At that point I decided that the 1 hour backup interval was not a practical configuration at this time. The volatile files are for work and if a restore was needed it would probably be a time sensitive issue so the prospect of waiting hours to find and restore a file was not acceptable. In the end I reverted to a once per day interval.

I wonder if it is possible to apply retention policy in order to reduce the versions in the backup? Or is a “new” policy only applied to backups taken after the retention policy is defined ?

It will be applied on old backups as well.

Just keep in mind, that if the retention policy you defined leads to deleteing a lot of backups, depending on your settings Duplicati might start compacting your backup files.
If your backup location is somewhere online and your download and uploadspeed is rather slow, then this might take a “while”

When is the policy executed? When starting the next backup? or is it possible to run a command like “apply policy and compact now” ?

--keep-time, --keep-versions and --retention-policy are part of the backup job configuration.
They are defined in step 5 of the Add/Edit Backup wizard.
--keep-time and --keep-versions can be supplied under “General Options”:

image

--retention-policy is an advanced option.

The --keep-time, --keep-versions and --retention-policy options are applied after completion of each backup job. Compacting is started automatically when needed. You can set thresholds for compacting the advanced options --small-file-max-count and --small-file-size.

3 Likes

I have made some tests on this backup set now. The first backup was done 2015.
I applied an acceptable retention policy and reduced the versions from 502 to 20. There is 130 000 files in the backup. Time for the initial listing on restore is now reduced from 40 min to 20 sec. Listing the next folder takes about the same time, 20 sec.

1 Like

Wow, that’s a serious improvement!
Looks to me that the local database is the bottleneck for large backups with many source files.

You significantly reduced the number of snapshots from 502 to 20. Did the used space at the backend reduced a lot also? If there is not much changed between 2 backup operations, deleting backups should not have much effect on the data used at the backend.
If only new data is added between 2 backups (for example if you backup a folder with pictures from your camera), deleting backups shouldn’t have any effect to the storage space used.

If browsing through folders in Duplicati improves in situations like these, I suppose it’s safe to say that queries to the local DB are causing the performance issues, not the number of blocks or the number of files backed up.
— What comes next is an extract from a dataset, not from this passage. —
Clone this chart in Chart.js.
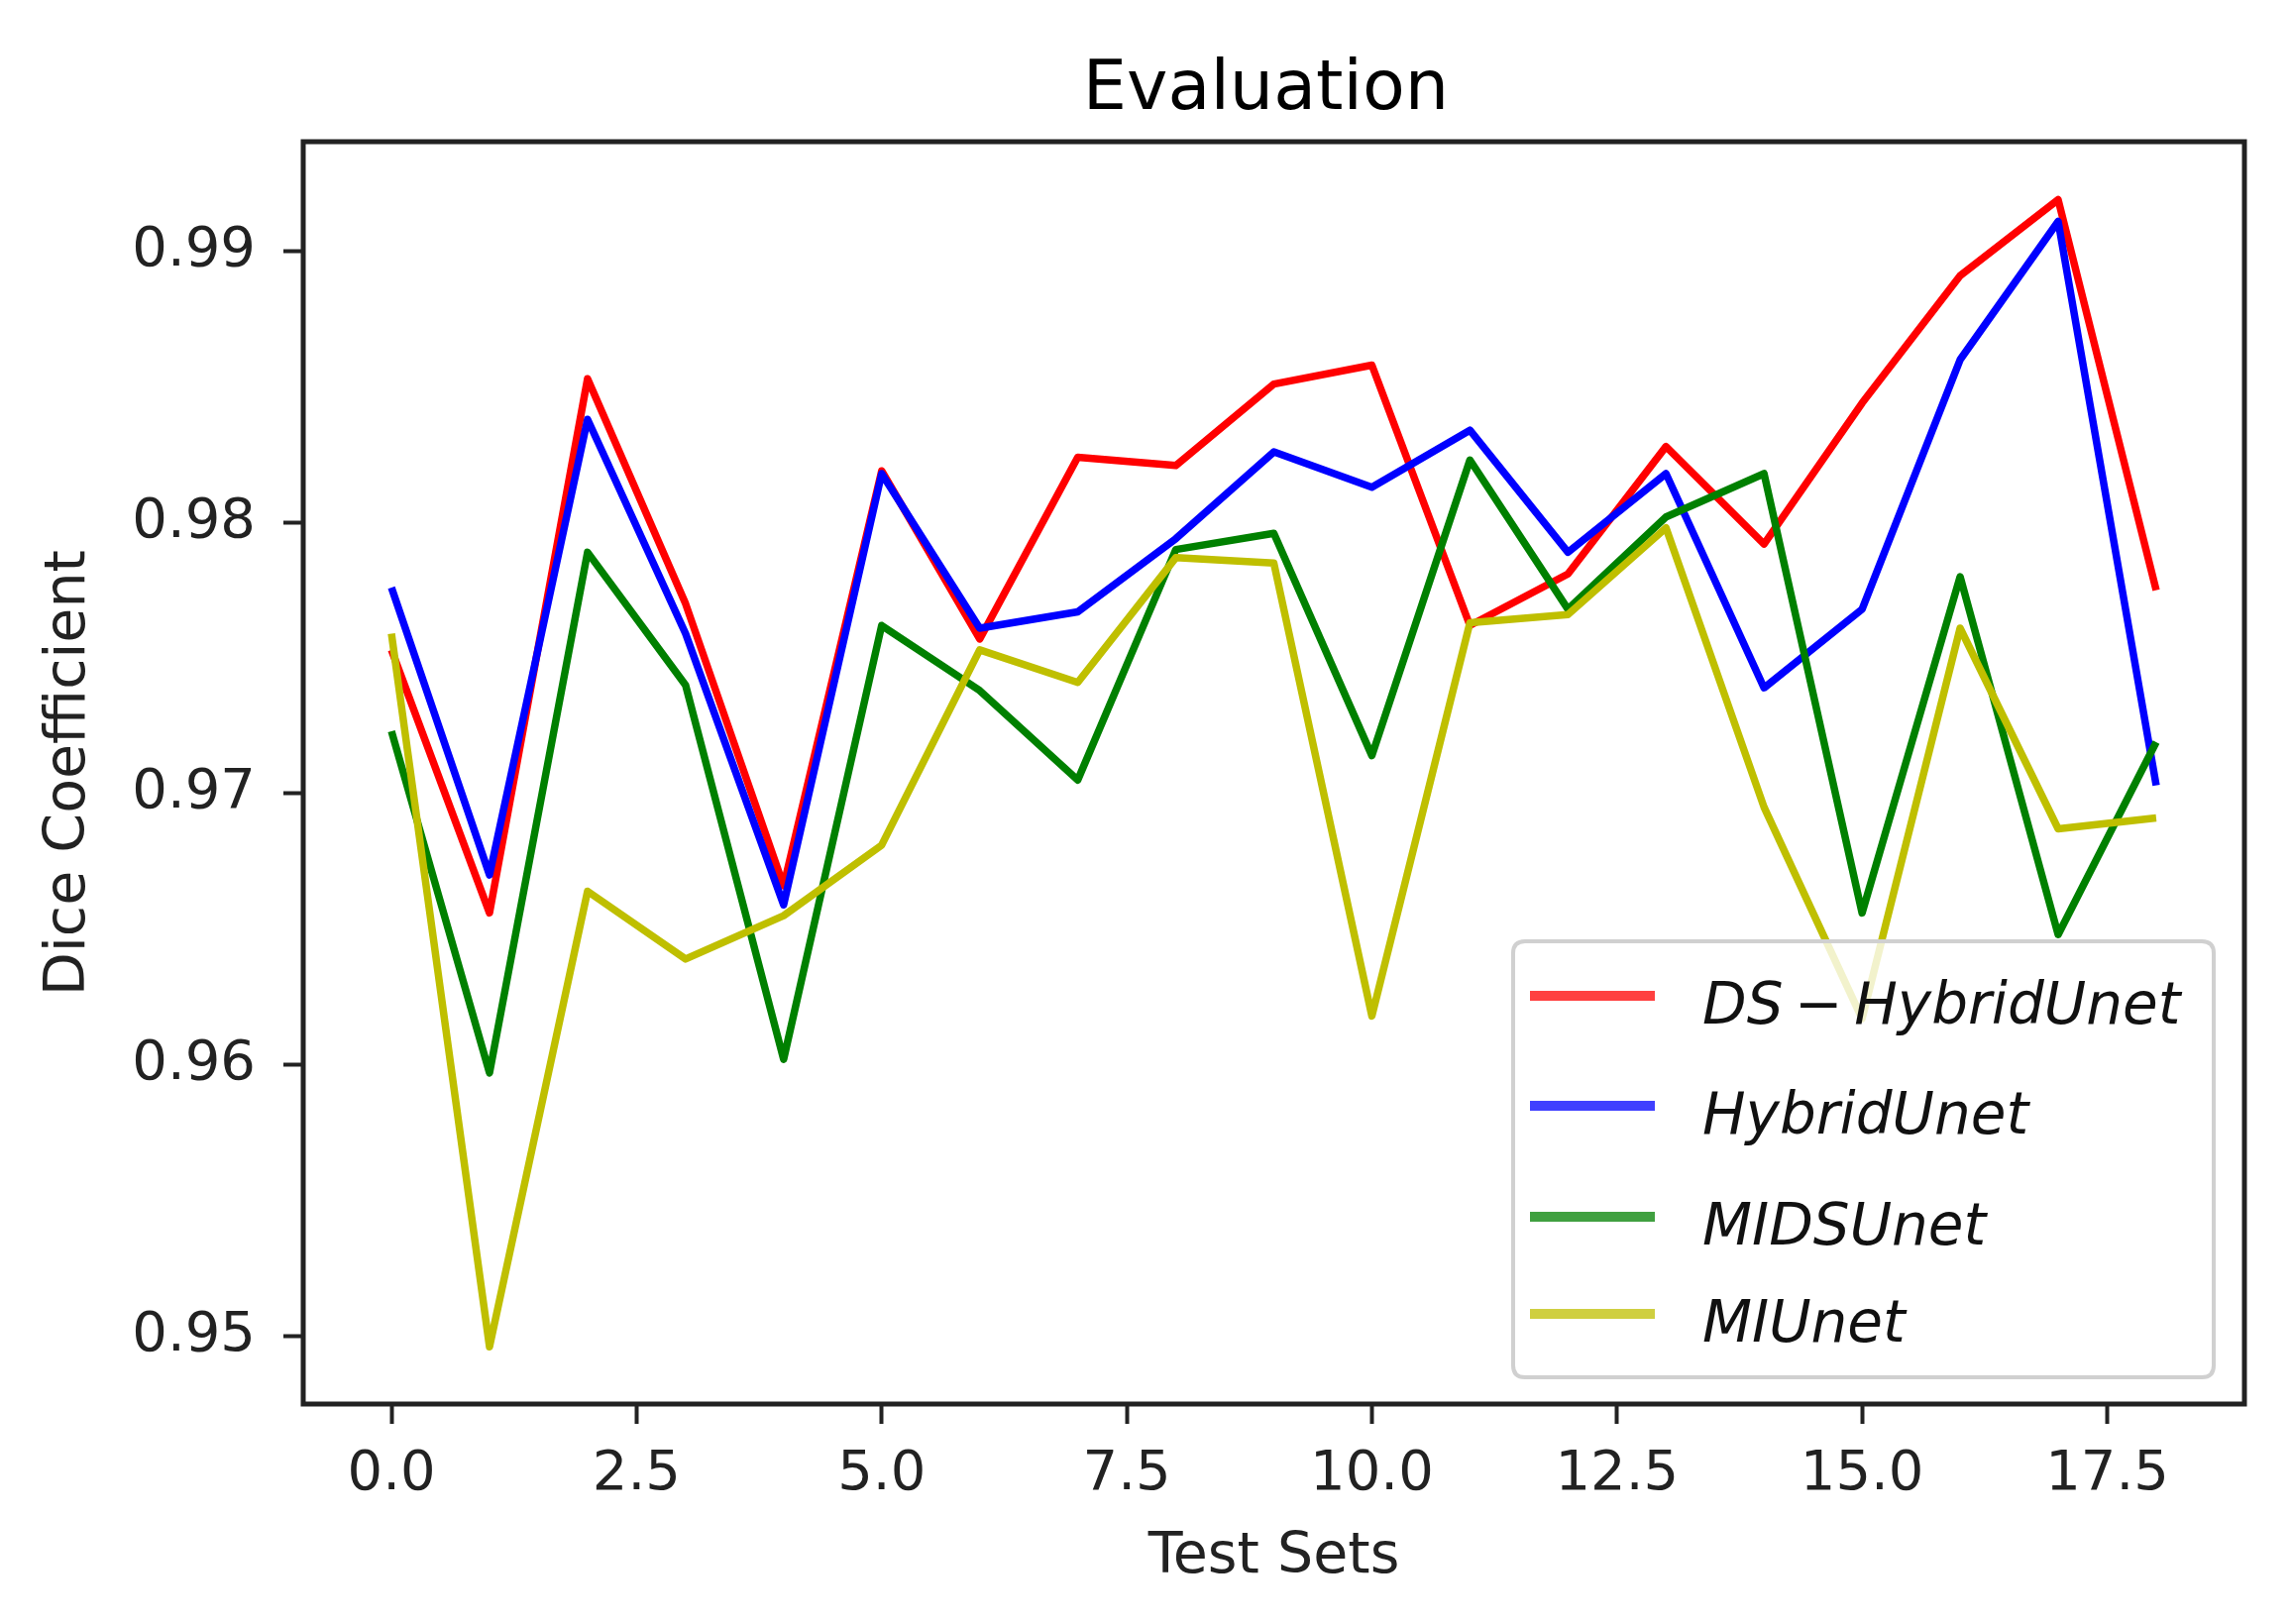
<!DOCTYPE html>
<html>
<head>
<meta charset="utf-8">
<script src="https://cdn.jsdelivr.net/npm/chart.js@4.4.1/dist/chart.umd.min.js"></script>
<style>
html,body{margin:0;padding:0;background:#ffffff;}
canvas{display:block;}
</style>
</head>
<body>
<canvas id="c" width="2313" height="1639"></canvas>
<script>
// ---- data ----
const testSets = [0,1,2,3,4,5,6,7,8,9,10,11,12,13,14,15,16,17,18];
const dsHybridUnet = [0.9753,0.9656,0.9853,0.9770,0.9666,0.9819,0.9757,0.9824,0.9821,0.9851,0.9858,0.9762,0.9781,0.9828,0.9792,0.9844,0.9891,0.9919,0.9775];
const hybridUnet   = [0.9776,0.9670,0.9838,0.9759,0.9659,0.9818,0.9761,0.9767,0.9794,0.9826,0.9813,0.9834,0.9789,0.9818,0.9739,0.9768,0.9860,0.9911,0.9703];
const midsUnet     = [0.9723,0.9597,0.9789,0.9740,0.9602,0.9762,0.9738,0.9705,0.9790,0.9796,0.9714,0.9823,0.9768,0.9802,0.9818,0.9656,0.9780,0.9648,0.9719];
const miUnet       = [0.9759,0.9496,0.9664,0.9639,0.9655,0.9681,0.9753,0.9741,0.9787,0.9785,0.9618,0.9763,0.9766,0.9798,0.9695,0.9617,0.9761,0.9687,0.9691];
const seriesLabels = ['DS\u2009\u2212\u2009HybridUnet','HybridUnet','MIDSUnet','MIUnet'];
const xTicks = [0,2.5,5,7.5,10,12.5,15,17.5];
const yTicks = [0.95,0.96,0.97,0.98,0.99];

const colors = ['#ff0000','#0000ff','#008000','#bfbf00'];
const legendColors = ['rgba(255,0,0,0.75)','rgba(0,0,255,0.75)','rgba(0,128,0,0.75)','rgba(191,191,0,0.75)'];
const allSeries = [dsHybridUnet, hybridUnet, midsUnet, miUnet];

const FONT = "'DejaVu Sans', 'Noto Sans', sans-serif";

const datasets = allSeries.map((s, k) => ({
  label: seriesLabels[k],
  data: testSets.map((x, i) => ({x: x, y: s[i]})),
  borderColor: colors[k],
  backgroundColor: colors[k],
  borderWidth: 7.5,
  pointRadius: 0,
  tension: 0,
  fill: false,
  borderJoinStyle: 'round',
  borderCapStyle: 'butt',
  order: 3 - k
}));

const bgPlugin = {
  id: 'bg',
  beforeDraw(chart) {
    const ctx = chart.ctx;
    ctx.save();
    ctx.fillStyle = '#ffffff';
    ctx.fillRect(0, 0, chart.width, chart.height);
    ctx.restore();
  }
};

const framePlugin = {
  id: 'frame',
  afterDatasetsDraw(chart) {
    const a = chart.chartArea, ctx = chart.ctx;
    ctx.save();
    ctx.strokeStyle = '#222222';
    ctx.lineWidth = 5;
    ctx.strokeRect(a.left, a.top, a.right - a.left, a.bottom - a.top);
    // title
    ctx.fillStyle = '#000000';
    ctx.font = '70px ' + FONT;
    ctx.textAlign = 'center';
    ctx.textBaseline = 'alphabetic';
    ctx.fillText('Evaluation', (a.left + a.right) / 2 - 8, a.top - 33);
    ctx.restore();
  }
};

const legendPlugin = {
  id: 'insideLegend',
  afterDraw(chart) {
    const a = chart.chartArea, ctx = chart.ctx;
    const w = 707, h = 440;
    const x0 = a.right - 31 - w, y0 = a.bottom - 27 - h;
    const r = 12;
    ctx.save();
    ctx.beginPath();
    ctx.moveTo(x0 + r, y0);
    ctx.lineTo(x0 + w - r, y0);
    ctx.quadraticCurveTo(x0 + w, y0, x0 + w, y0 + r);
    ctx.lineTo(x0 + w, y0 + h - r);
    ctx.quadraticCurveTo(x0 + w, y0 + h, x0 + w - r, y0 + h);
    ctx.lineTo(x0 + r, y0 + h);
    ctx.quadraticCurveTo(x0, y0 + h, x0, y0 + h - r);
    ctx.lineTo(x0, y0 + r);
    ctx.quadraticCurveTo(x0, y0, x0 + r, y0);
    ctx.closePath();
    ctx.fillStyle = 'rgba(255,255,255,0.8)';
    ctx.fill();
    ctx.strokeStyle = '#d0d0d0';
    ctx.lineWidth = 4;
    ctx.stroke();
    const rows = [55, 166, 278, 376];
    chart.data.datasets.forEach((d, k) => {
      const y = y0 + rows[k];
      ctx.beginPath();
      ctx.moveTo(x0 + 17, y);
      ctx.lineTo(x0 + 143, y);
      ctx.strokeStyle = legendColors[k];
      ctx.lineWidth = 10;
      ctx.lineCap = 'butt';
      ctx.stroke();
      ctx.fillStyle = '#111111';
      ctx.font = 'italic 58px ' + FONT;
      ctx.textAlign = 'left';
      ctx.textBaseline = 'alphabetic';
      ctx.fillText(d.label, x0 + 191, y + 28);
    });
    ctx.restore();
  }
};

new Chart(document.getElementById('c'), {
  type: 'line',
  data: { datasets: datasets },
  plugins: [bgPlugin, framePlugin, legendPlugin],
  options: {
    responsive: false,
    devicePixelRatio: 1,
    animation: false,
    layout: { padding: { top: 143, right: 48, left: 0, bottom: 0 } },
    plugins: {
      legend: { display: false },
      title: { display: false },
      tooltip: { enabled: false }
    },
    scales: {
      x: {
        type: 'linear',
        min: -0.9,
        max: 18.9,
        afterBuildTicks(scale) { scale.ticks = xTicks.map(v => ({value: v})); },
        afterFit(scale) { scale.height = 222; },
        grid: { display: true, drawOnChartArea: false, drawTicks: true, tickLength: 20, tickWidth: 4, tickColor: '#222222', color: '#222222' },
        border: { display: false },
        ticks: {
          padding: 18,
          color: '#222222',
          font: { family: FONT, size: 56 },
          maxRotation: 0,
          autoSkip: false,
          callback: v => Number(v).toFixed(1)
        },
        title: {
          display: true,
          text: 'Test Sets',
          color: '#222222',
          font: { family: FONT, size: 57 },
          padding: { top: 0, bottom: 33 }
        }
      },
      y: {
        type: 'linear',
        min: 0.94749,
        max: 0.99404,
        afterBuildTicks(scale) { scale.ticks = yTicks.map(v => ({value: v})); },
        afterFit(scale) { scale.width = 306; },
        grid: { display: true, drawOnChartArea: false, drawTicks: true, tickLength: 20, tickWidth: 4, tickColor: '#222222', color: '#222222' },
        border: { display: false },
        ticks: {
          padding: 28,
          color: '#222222',
          font: { family: FONT, size: 56 },
          autoSkip: false,
          callback: v => Number(v).toFixed(2)
        },
        title: {
          display: true,
          text: 'Dice Coefficient',
          color: '#222222',
          font: { family: FONT, size: 57 },
          padding: { top: 36, bottom: 0 }
        }
      }
    }
  }
});
</script>
</body>
</html>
It was several months since this backup set was in use. The source data in the backup was 275 GB and at the backend 255 GB / 502 versions.

After the run now with retention applied, the data in the backend has in fact increased. It is now 288 GB / 21 versions. The source data has decreased to 224 GB. (51 GB is removed).

1 Like

Thanks for doing (and logging) the testing!

I’m curious if you noticed whether or not any of the huge file browsing improvements due to fewer versions translated to faster backup times in any way.

can you also share what was the database size before and now?

I have looked at some old logs and tried to compare similar situations with the backup runs, and yes, I would say that there is a huge performance improvement after reducing the versions.

But also to be noted is that it has been performance improvements in the software since then. So the comparison might not be really fair when it comes to the time duration for the backup runs.

1 Like

The size of the local database was 3,3 GB. I did not log exactly how much the change was after the “retention run”, but it did not change much. I did a “vacuum run” afterwards and after that it shrunk to 766 MB.

1 Like

Doesn’t Duplicati automatically do that at the end of the job? I was watching the profiling live log and saw VACUUM executed at the end.

Probably you are in the Beta Update channel, v2.0.2.1 is the latest (and still only) beta version.
In v2.0.2.2 Canary, performing automatic VACUUM was dropped, because this could result in waiting for a long time after a backup has been completed and the local database is large.
Usually there is not much space released by the VACUUM operation, so starting from v2.0.2.2 this is a manual operation.

1 Like

Yep I’m on the beta version. Thanks for clarifying!